= Source records =

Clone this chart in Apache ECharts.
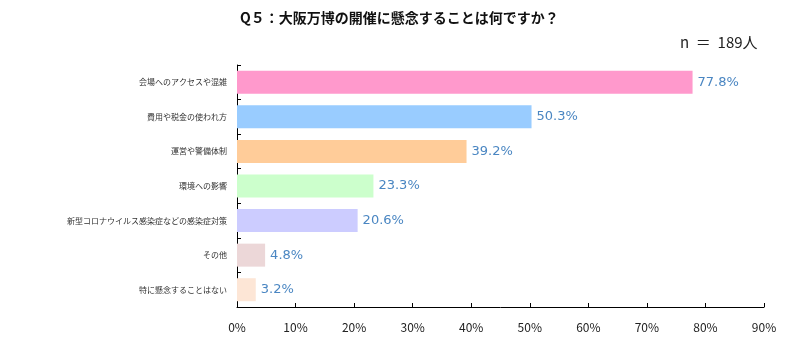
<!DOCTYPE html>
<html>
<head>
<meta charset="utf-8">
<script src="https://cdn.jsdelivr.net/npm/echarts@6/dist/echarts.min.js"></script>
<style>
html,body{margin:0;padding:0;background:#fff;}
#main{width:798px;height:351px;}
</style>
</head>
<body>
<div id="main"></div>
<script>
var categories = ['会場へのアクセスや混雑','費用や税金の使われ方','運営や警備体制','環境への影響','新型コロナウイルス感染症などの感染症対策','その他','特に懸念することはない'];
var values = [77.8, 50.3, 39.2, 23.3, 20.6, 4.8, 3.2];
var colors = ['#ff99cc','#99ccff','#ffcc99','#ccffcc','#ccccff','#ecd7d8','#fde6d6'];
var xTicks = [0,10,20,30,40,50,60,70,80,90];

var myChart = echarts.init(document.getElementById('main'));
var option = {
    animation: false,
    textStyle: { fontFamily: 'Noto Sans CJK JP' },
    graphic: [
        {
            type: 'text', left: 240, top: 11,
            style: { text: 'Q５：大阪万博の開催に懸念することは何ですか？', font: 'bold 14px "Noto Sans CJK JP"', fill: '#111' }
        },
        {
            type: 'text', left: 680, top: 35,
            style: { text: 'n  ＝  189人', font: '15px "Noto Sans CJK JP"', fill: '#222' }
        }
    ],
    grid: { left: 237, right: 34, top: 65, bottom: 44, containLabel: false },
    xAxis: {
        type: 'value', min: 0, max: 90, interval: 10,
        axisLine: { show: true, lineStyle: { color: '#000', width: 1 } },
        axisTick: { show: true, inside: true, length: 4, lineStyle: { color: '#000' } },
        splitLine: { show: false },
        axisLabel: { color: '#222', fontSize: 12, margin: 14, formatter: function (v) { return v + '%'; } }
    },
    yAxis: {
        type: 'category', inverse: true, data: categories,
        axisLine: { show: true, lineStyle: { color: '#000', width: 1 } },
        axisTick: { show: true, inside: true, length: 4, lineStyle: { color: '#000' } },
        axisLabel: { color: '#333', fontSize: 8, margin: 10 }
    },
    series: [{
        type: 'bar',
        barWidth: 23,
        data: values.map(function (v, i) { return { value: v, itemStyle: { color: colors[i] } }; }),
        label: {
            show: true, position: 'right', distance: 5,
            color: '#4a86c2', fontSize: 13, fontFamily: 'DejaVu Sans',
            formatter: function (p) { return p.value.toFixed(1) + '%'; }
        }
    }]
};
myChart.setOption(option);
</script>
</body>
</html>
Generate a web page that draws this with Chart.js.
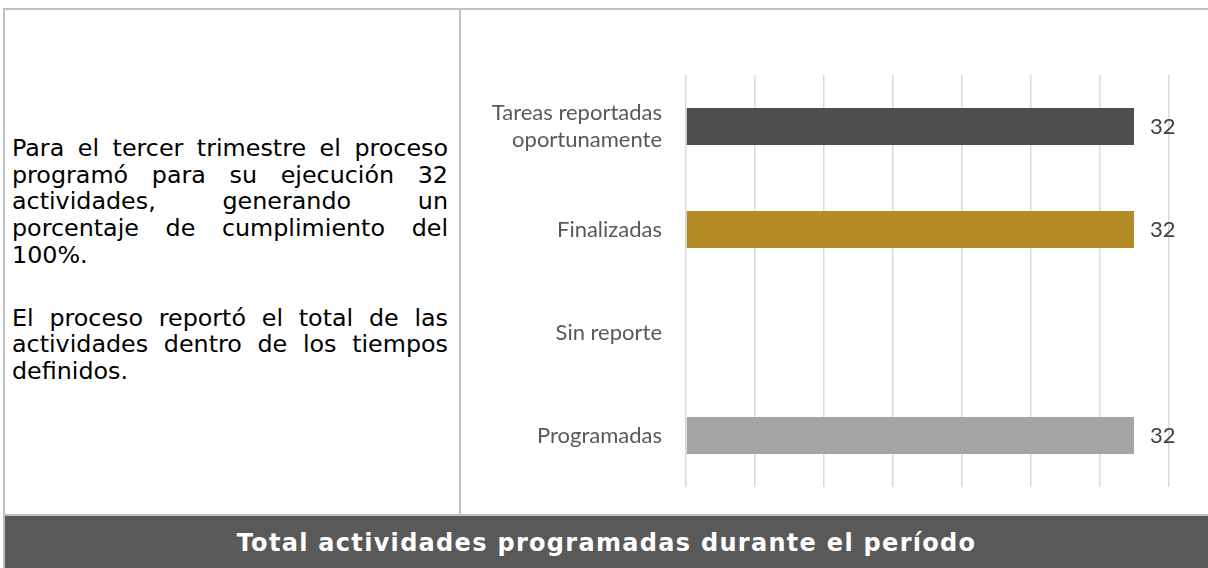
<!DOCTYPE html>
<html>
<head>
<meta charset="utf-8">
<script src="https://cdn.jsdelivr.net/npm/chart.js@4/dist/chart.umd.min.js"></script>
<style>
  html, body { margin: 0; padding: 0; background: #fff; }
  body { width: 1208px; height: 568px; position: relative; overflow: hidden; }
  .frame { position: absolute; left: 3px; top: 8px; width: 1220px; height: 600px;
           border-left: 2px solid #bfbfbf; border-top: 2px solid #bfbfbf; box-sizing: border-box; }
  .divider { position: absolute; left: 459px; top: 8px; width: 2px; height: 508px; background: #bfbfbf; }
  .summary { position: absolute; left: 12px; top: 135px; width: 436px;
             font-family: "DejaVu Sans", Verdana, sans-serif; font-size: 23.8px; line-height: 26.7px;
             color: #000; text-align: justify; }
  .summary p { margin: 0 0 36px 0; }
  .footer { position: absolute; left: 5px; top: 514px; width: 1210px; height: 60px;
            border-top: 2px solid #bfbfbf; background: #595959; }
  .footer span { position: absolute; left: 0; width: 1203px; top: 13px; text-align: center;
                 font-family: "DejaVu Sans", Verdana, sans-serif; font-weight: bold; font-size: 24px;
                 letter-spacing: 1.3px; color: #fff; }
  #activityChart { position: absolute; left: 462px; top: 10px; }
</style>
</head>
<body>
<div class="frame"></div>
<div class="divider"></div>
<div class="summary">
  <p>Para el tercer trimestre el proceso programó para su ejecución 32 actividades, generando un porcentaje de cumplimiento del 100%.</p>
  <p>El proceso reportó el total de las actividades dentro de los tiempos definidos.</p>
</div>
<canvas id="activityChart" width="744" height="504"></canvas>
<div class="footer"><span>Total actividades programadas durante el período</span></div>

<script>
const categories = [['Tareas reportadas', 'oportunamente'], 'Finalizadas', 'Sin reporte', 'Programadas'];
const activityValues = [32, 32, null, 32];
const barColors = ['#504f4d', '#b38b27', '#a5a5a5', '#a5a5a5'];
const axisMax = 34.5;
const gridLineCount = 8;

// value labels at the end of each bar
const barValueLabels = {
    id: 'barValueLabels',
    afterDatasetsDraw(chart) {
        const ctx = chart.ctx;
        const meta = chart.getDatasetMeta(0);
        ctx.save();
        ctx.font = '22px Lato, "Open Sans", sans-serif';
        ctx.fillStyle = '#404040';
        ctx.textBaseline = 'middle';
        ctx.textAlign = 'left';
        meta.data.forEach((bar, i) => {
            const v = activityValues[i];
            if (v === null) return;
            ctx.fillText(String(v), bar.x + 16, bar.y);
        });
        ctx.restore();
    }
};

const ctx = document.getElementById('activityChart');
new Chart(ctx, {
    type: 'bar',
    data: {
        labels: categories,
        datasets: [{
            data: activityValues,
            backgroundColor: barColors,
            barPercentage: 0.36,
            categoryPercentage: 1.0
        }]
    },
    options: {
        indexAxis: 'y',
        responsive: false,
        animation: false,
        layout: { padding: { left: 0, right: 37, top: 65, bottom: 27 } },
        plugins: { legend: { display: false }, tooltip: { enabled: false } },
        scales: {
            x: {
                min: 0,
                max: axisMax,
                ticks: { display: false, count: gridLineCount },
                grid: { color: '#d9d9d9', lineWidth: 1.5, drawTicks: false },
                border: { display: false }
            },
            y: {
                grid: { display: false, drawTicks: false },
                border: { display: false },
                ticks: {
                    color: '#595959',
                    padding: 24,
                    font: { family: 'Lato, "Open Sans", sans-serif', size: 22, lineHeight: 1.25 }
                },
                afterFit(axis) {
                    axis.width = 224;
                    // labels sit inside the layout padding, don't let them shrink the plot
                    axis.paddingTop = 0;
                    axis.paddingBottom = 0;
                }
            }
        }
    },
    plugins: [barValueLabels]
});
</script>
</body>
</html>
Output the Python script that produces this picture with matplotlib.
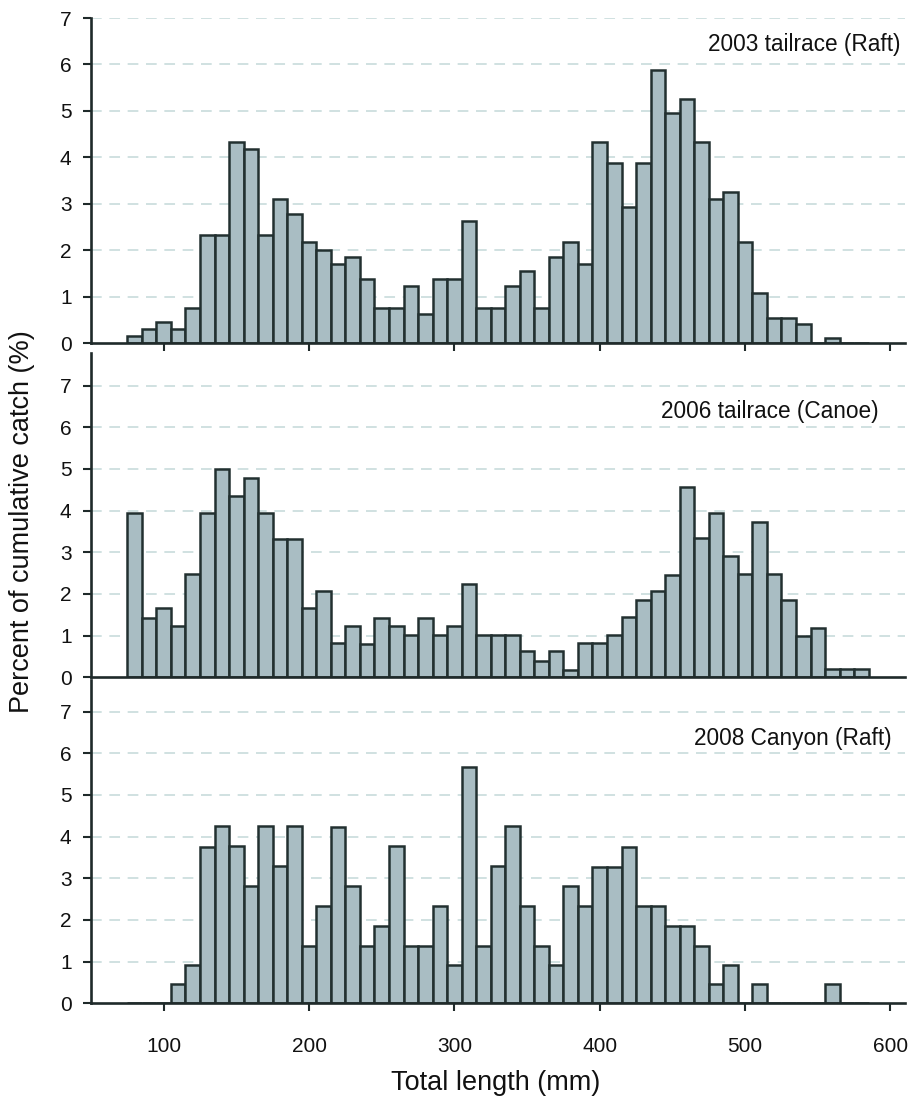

= Task instructions =
Take the listing above and restate it word for word, without its pictures.

= In response =
Clone this chart in Apache ECharts.
<!DOCTYPE html>
<html>
<head>
<meta charset="utf-8">
<script src="https://cdn.jsdelivr.net/npm/echarts@6/dist/echarts.min.js"></script>
<style>
html,body{margin:0;padding:0;background:#fff;}
#main{width:798px;height:351px;}
</style>
</head>
<body>
<div id="main"></div>
<script>
var categories = ['会場へのアクセスや混雑','費用や税金の使われ方','運営や警備体制','環境への影響','新型コロナウイルス感染症などの感染症対策','その他','特に懸念することはない'];
var values = [77.8, 50.3, 39.2, 23.3, 20.6, 4.8, 3.2];
var colors = ['#ff99cc','#99ccff','#ffcc99','#ccffcc','#ccccff','#ecd7d8','#fde6d6'];
var xTicks = [0,10,20,30,40,50,60,70,80,90];

var myChart = echarts.init(document.getElementById('main'));
var option = {
    animation: false,
    textStyle: { fontFamily: 'Noto Sans CJK JP' },
    graphic: [
        {
            type: 'text', left: 240, top: 11,
            style: { text: 'Q５：大阪万博の開催に懸念することは何ですか？', font: 'bold 14px "Noto Sans CJK JP"', fill: '#111' }
        },
        {
            type: 'text', left: 680, top: 35,
            style: { text: 'n  ＝  189人', font: '15px "Noto Sans CJK JP"', fill: '#222' }
        }
    ],
    grid: { left: 237, right: 34, top: 65, bottom: 44, containLabel: false },
    xAxis: {
        type: 'value', min: 0, max: 90, interval: 10,
        axisLine: { show: true, lineStyle: { color: '#000', width: 1 } },
        axisTick: { show: true, inside: true, length: 4, lineStyle: { color: '#000' } },
        splitLine: { show: false },
        axisLabel: { color: '#222', fontSize: 12, margin: 14, formatter: function (v) { return v + '%'; } }
    },
    yAxis: {
        type: 'category', inverse: true, data: categories,
        axisLine: { show: true, lineStyle: { color: '#000', width: 1 } },
        axisTick: { show: true, inside: true, length: 4, lineStyle: { color: '#000' } },
        axisLabel: { color: '#333', fontSize: 8, margin: 10 }
    },
    series: [{
        type: 'bar',
        barWidth: 23,
        data: values.map(function (v, i) { return { value: v, itemStyle: { color: colors[i] } }; }),
        label: {
            show: true, position: 'right', distance: 5,
            color: '#4a86c2', fontSize: 13, fontFamily: 'DejaVu Sans',
            formatter: function (p) { return p.value.toFixed(1) + '%'; }
        }
    }]
};
myChart.setOption(option);
</script>
</body>
</html>
Generate a web page that draws this with Chart.js.
<!DOCTYPE html>
<html>
<head>
<meta charset="utf-8">
<script src="https://cdn.jsdelivr.net/npm/chart.js@4/dist/chart.umd.min.js"></script>
<style>
  html, body { margin: 0; padding: 0; background: #fff; }
  body { width: 1208px; height: 568px; position: relative; overflow: hidden; }
  .frame { position: absolute; left: 3px; top: 8px; width: 1220px; height: 600px;
           border-left: 2px solid #bfbfbf; border-top: 2px solid #bfbfbf; box-sizing: border-box; }
  .divider { position: absolute; left: 459px; top: 8px; width: 2px; height: 508px; background: #bfbfbf; }
  .summary { position: absolute; left: 12px; top: 135px; width: 436px;
             font-family: "DejaVu Sans", Verdana, sans-serif; font-size: 23.8px; line-height: 26.7px;
             color: #000; text-align: justify; }
  .summary p { margin: 0 0 36px 0; }
  .footer { position: absolute; left: 5px; top: 514px; width: 1210px; height: 60px;
            border-top: 2px solid #bfbfbf; background: #595959; }
  .footer span { position: absolute; left: 0; width: 1203px; top: 13px; text-align: center;
                 font-family: "DejaVu Sans", Verdana, sans-serif; font-weight: bold; font-size: 24px;
                 letter-spacing: 1.3px; color: #fff; }
  #activityChart { position: absolute; left: 462px; top: 10px; }
</style>
</head>
<body>
<div class="frame"></div>
<div class="divider"></div>
<div class="summary">
  <p>Para el tercer trimestre el proceso programó para su ejecución 32 actividades, generando un porcentaje de cumplimiento del 100%.</p>
  <p>El proceso reportó el total de las actividades dentro de los tiempos definidos.</p>
</div>
<canvas id="activityChart" width="744" height="504"></canvas>
<div class="footer"><span>Total actividades programadas durante el período</span></div>

<script>
const categories = [['Tareas reportadas', 'oportunamente'], 'Finalizadas', 'Sin reporte', 'Programadas'];
const activityValues = [32, 32, null, 32];
const barColors = ['#504f4d', '#b38b27', '#a5a5a5', '#a5a5a5'];
const axisMax = 34.5;
const gridLineCount = 8;

// value labels at the end of each bar
const barValueLabels = {
    id: 'barValueLabels',
    afterDatasetsDraw(chart) {
        const ctx = chart.ctx;
        const meta = chart.getDatasetMeta(0);
        ctx.save();
        ctx.font = '22px Lato, "Open Sans", sans-serif';
        ctx.fillStyle = '#404040';
        ctx.textBaseline = 'middle';
        ctx.textAlign = 'left';
        meta.data.forEach((bar, i) => {
            const v = activityValues[i];
            if (v === null) return;
            ctx.fillText(String(v), bar.x + 16, bar.y);
        });
        ctx.restore();
    }
};

const ctx = document.getElementById('activityChart');
new Chart(ctx, {
    type: 'bar',
    data: {
        labels: categories,
        datasets: [{
            data: activityValues,
            backgroundColor: barColors,
            barPercentage: 0.36,
            categoryPercentage: 1.0
        }]
    },
    options: {
        indexAxis: 'y',
        responsive: false,
        animation: false,
        layout: { padding: { left: 0, right: 37, top: 65, bottom: 27 } },
        plugins: { legend: { display: false }, tooltip: { enabled: false } },
        scales: {
            x: {
                min: 0,
                max: axisMax,
                ticks: { display: false, count: gridLineCount },
                grid: { color: '#d9d9d9', lineWidth: 1.5, drawTicks: false },
                border: { display: false }
            },
            y: {
                grid: { display: false, drawTicks: false },
                border: { display: false },
                ticks: {
                    color: '#595959',
                    padding: 24,
                    font: { family: 'Lato, "Open Sans", sans-serif', size: 22, lineHeight: 1.25 }
                },
                afterFit(axis) {
                    axis.width = 224;
                    // labels sit inside the layout padding, don't let them shrink the plot
                    axis.paddingTop = 0;
                    axis.paddingBottom = 0;
                }
            }
        }
    },
    plugins: [barValueLabels]
});
</script>
</body>
</html>
Output the Python script that produces this picture with matplotlib.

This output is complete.